Disability for ADHD: What You Need to Know
When you or someone you care about has been diagnosed with ADHD, you want to take action. You want to get the best treatment. You want to take measures to reduce symptoms at home, work, and school. You want to take advantage of every option and opportunity available to you.
Many people who have ADHD or know someone who does are interested in the subject of disability benefits. They hope applying for and receiving disability will lessen the worries of life and make living life with ADHD less stressful.
Unfortunately, disability benefits are complex and uncertain. Navigating through the process can be time-consuming and frustrating, so patience is needed.
Read on to learn more about social security disability benefits, who qualifies, what benefits are given, and other information relevant to your situation.
What Is Disability?
When people refer to “disability,” they are actually referring to two programs: Social Security Disability Insurance (SSDI) and Supplemental Security Income (SSI).
Together, they are large, federal programs designed to assist people living with physical or mental disabilities. They are both controlled by the Social Security Administration (SSA), but differ in some respects:
- SSDI provides benefits to you or your family if you are considered “insured.” Becoming insured means you have worked more than a specific amount of time and have paid taxes to the SSA. Because of this, SSDI is usually reserved for people with a significant work history. SSDI benefits are typically based on the amount of income earned during periods of employment.
- SSI only provides benefits based on the financial need of the family or individual. This program is reserved for people without a long enough work history. SSI benefits are usually a flat fee.
Who Is “Disabled”?
Before you consider applying for disability, you should consider five questions the SSA asks of everyone interested in disability:
- Are you working?
- Is your condition “severe”?
- Is your condition found on the list of disabling conditions?
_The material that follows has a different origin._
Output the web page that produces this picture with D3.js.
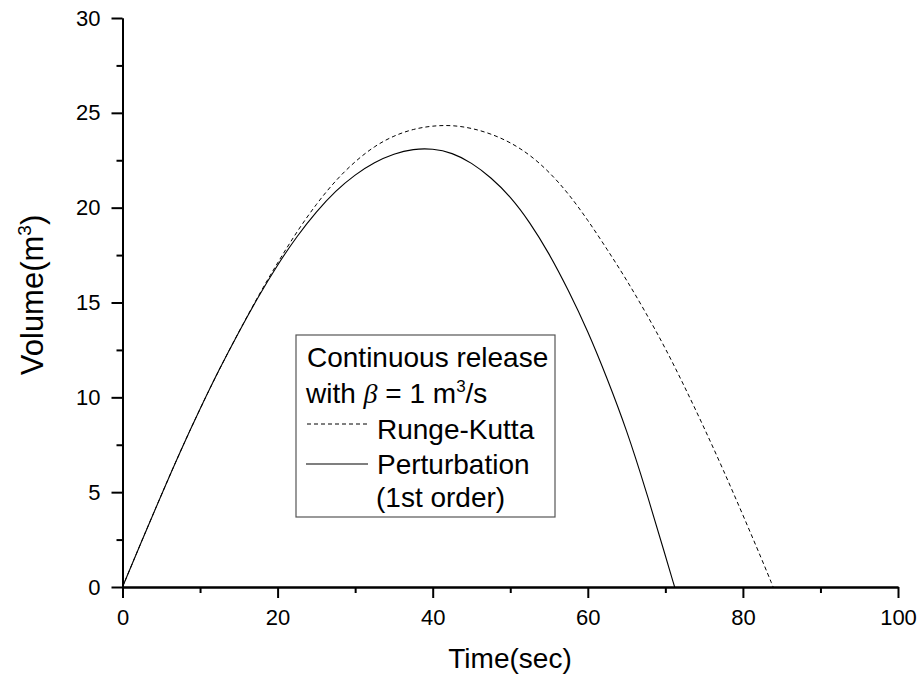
<!DOCTYPE html>
<html lang="en">
<head>
    <meta charset="UTF-8">
    <title>Volume vs Time</title>
    <script src="https://cdnjs.cloudflare.com/ajax/libs/d3/7.8.5/d3.min.js"></script>
    <style>
        body{margin:0; background:#fff;}
        svg{display:block; font-family: Arial, "Liberation Sans", sans-serif;}
        .axis path, .axis line{stroke:#000; stroke-width:2px;}
        .axis text{font-size:22px; fill:#000;}
        .lg{font-size:28px;}
    </style>
</head>
<body>
    <svg id="chart" width="921" height="676"></svg>
    <script>
        // time (sec) sample points and volumes (m^3)
        var rkTime  = [0,2.5,5,7.5,10,12.5,15,17.5,20,22.5,25,27.5,30,32.5,35,37.5,40,42.5,45,47.5,50,52.5,55,57.5,60,62.5,65,67.5,70,72.5,75,77.5,80,82.5,83.9];
        var rkVol   = [0,2.45,4.85,7.2,9.4,11.5,13.45,15.35,17.1,18.75,20.2,21.45,22.45,23.25,23.8,24.15,24.32,24.35,24.2,23.9,23.45,22.8,21.9,20.75,19.35,17.8,16.2,14.45,12.6,10.55,8.4,6.15,3.8,1.4,0];

        var ptTime  = [0,2.5,5,7.5,10,12.5,15,17.5,20,22.5,25,27.5,30,32.5,35,37.5,40,42.5,45,47.5,50,52.5,55,57.5,60,62.5,65,67.5,70,71.2];
        var ptVol   = [0,2.45,4.85,7.2,9.4,11.5,13.45,15.3,17.0,18.5,19.8,20.9,21.75,22.4,22.85,23.1,23.12,22.9,22.38,21.6,20.6,19.25,17.6,15.65,13.5,11.0,8.3,5.1,1.65,0];

        var xMajor = [0,20,40,60,80,100];
        var xMinor = [10,30,50,70,90];
        var yMajor = [0,5,10,15,20,25,30];
        var yMinor = [2.5,7.5,12.5,17.5,22.5,27.5];

        var svg = d3.select("#chart");

        var xScale = d3.scaleLinear().domain([0,100]).range([122.5,898]);
        var yScale = d3.scaleLinear().domain([0,30]).range([587,18]);

        // minor ticks first, majors with labels on top
        svg.append("g").attr("class","axis")
           .attr("transform","translate(0,587)")
           .call(d3.axisBottom(xScale).tickValues(xMinor).tickSize(6).tickSizeOuter(0).tickFormat(""));
        svg.append("g").attr("class","axis")
           .attr("transform","translate(0,587)")
           .call(d3.axisBottom(xScale).tickValues(xMajor).tickSize(11).tickSizeOuter(0).tickPadding(11));

        svg.append("g").attr("class","axis")
           .attr("transform","translate(122.5,0)")
           .call(d3.axisLeft(yScale).tickValues(yMinor).tickSize(6).tickSizeOuter(0).tickFormat(""));
        svg.append("g").attr("class","axis")
           .attr("transform","translate(122.5,0)")
           .call(d3.axisLeft(yScale).tickValues(yMajor).tickSize(11).tickSizeOuter(0).tickPadding(11));

        var line = d3.line()
            .x(function(d){ return xScale(d[0]); })
            .y(function(d){ return yScale(d[1]); })
            .curve(d3.curveBasis);

        var rkData = rkTime.map(function(t,i){ return [t, rkVol[i]]; });
        var ptData = ptTime.map(function(t,i){ return [t, ptVol[i]]; });

        svg.append("path").datum(rkData)
           .attr("d", line)
           .attr("fill","none").attr("stroke","#000").attr("stroke-width",1)
           .attr("stroke-dasharray","4,3");
        svg.append("path").datum(ptData)
           .attr("d", line)
           .attr("fill","none").attr("stroke","#000").attr("stroke-width",1.1);

        // axis titles
        svg.append("text")
           .attr("x",510).attr("y",668)
           .attr("text-anchor","middle")
           .style("font-size","28px")
           .text("Time(sec)");

        var yt = svg.append("text")
           .attr("transform","translate(43,295) rotate(-90)")
           .attr("text-anchor","middle")
           .style("font-size","31px");
        yt.append("tspan").text("Volume(m");
        yt.append("tspan").attr("dy",-12).style("font-size","19px").text("3");
        yt.append("tspan").attr("dy",12).text(")");

        // legend
        var lg = svg.append("g");
        lg.append("rect")
          .attr("x",296).attr("y",335).attr("width",259).attr("height",182)
          .attr("fill","#fff").attr("stroke","#555").attr("stroke-width",1.2);

        lg.append("text").attr("class","lg").attr("x",307).attr("y",367)
          .text("Continuous release");

        var t2 = lg.append("text").attr("class","lg").attr("x",306).attr("y",403);
        t2.append("tspan").text("with ");
        t2.append("tspan").style("font-family","'Liberation Serif', 'DejaVu Serif', serif")
          .style("font-style","italic").text("\u03B2");
        t2.append("tspan").text(" = 1 m");
        t2.append("tspan").attr("dy",-11).style("font-size","17px").text("3");
        t2.append("tspan").attr("dy",11).text("/s");

        lg.append("line").attr("x1",307).attr("x2",368).attr("y1",424).attr("y2",424)
          .attr("stroke","#000").attr("stroke-width",1).attr("stroke-dasharray","4,3");
        lg.append("text").attr("class","lg").attr("x",377).attr("y",439).text("Runge-Kutta");

        lg.append("line").attr("x1",306).attr("x2",368).attr("y1",464).attr("y2",464)
          .attr("stroke","#000").attr("stroke-width",1.1);
        lg.append("text").attr("class","lg").attr("x",377).attr("y",474).text("Perturbation");
        lg.append("text").attr("class","lg").attr("x",376).attr("y",507).text("(1st order)");
    </script>
</body>
</html>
- Can you do the work you previously did?
- Can you do any other type of work?
If you are currently working with a condition that is not severe or not on the list, you will not qualify for disability. If you cannot work any job because of a severe condition from the list, then you can qualify.
For many people, their diagnosis and the severity of their diagnosis will have a major impact on their attempts to acquire disability benefits. The list of impairments for adults covers a wide range of physical and mental health conditions that are considered “disabling.”
Examples of mental health conditions on the list include:
- Affective disorders like major depressive disorder and bipolar disorder
- Anxiety disorders
- Personality disorders
- Substance abuse and addiction disorders
- Autistic spectrum disorders
Noticeably absent from this list is ADHD — the condition that affects 2.5 percent of the adult population is not considered disabling according to the SSA.
The list of impairments for children is different, though. Here, ADHD is noted as a debilitating condition as long as its intensity is severe enough.
Interestingly, according to the SSA, a child qualifying for ADHD must have documented findings of:
- Marked inattention
- Marked impulsivity
- Marked hyperactivity
These symptoms must last for at least one year.
It is striking that they require all three symptoms because a version of ADHD recognized by the American Psychiatric Association, ADHD predominately inattentive type, does not have symptoms of impulsivity or hyperactivity. This means that a child could have ADHD as a diagnosable condition but not qualify for disability.
With this information, the SSA suggests that adults cannot be considered disabled due to an ADHD diagnosis, but children can.
If you remember, SSDI benefits are only available to people with a substantial work history that have paid an amount of taxes during their employment. In most cases, a child with ADHD will not have completed these requirements to qualify for SSDI.
Instead, SSI will be the appropriate disability benefit for ADHD.
As mentioned, though, SSI is a benefit for disabled people based on financial need. This is an important distinction because if your family is affluent, you would not have a financial need for SSI, and you would not qualify. SSI is designed for people and families with little to no income.
If you are disappointed by this information, don’t worry. There is good news.
Even though your family may not qualify for financial assistance from SSI, you may still qualify for medical coverage called Medicaid.
Medicaid is a federal health insurance that was expanded by the Affordable Care Act to cover more people in need. Your child with ADHD will qualify for Medicaid insurance regardless of your income.
You may think Medicaid is an unimportant benefit, but this insurance has extensive coverage with low or no copays or deductibles. In many cases, Medicaid can serve as a secondary insurance allowing the child to keep their current plan and add Medicaid as a backup.
Medicaid can pay for prescriptions and a range of outpatient, inpatient, and in-home treatment for your child depending on their needs. Children that receive specialized treatment for ADHD will be less impacted by their symptoms in the future.
There are also state versions of Medicaid that can provide additional medical coverage to children that do not qualify for disability.
How to Apply
If you are interested in applying for disability benefits for yourself or your loved one with ADHD, a good place to begin is the Child Disability Starter Kit page on the SSA website. Here, you will find additional information about applying for disability, work opportunities, and other important information.
From there, you can move to the Online Application for Disability Benefits page to officially begin the process.
The process of understanding and applying for disability is a complicated but important matter. Knowing the nuances and navigating the system will put you in a better position to receive the benefits that are desired. If you or your child met the criteria, apply today.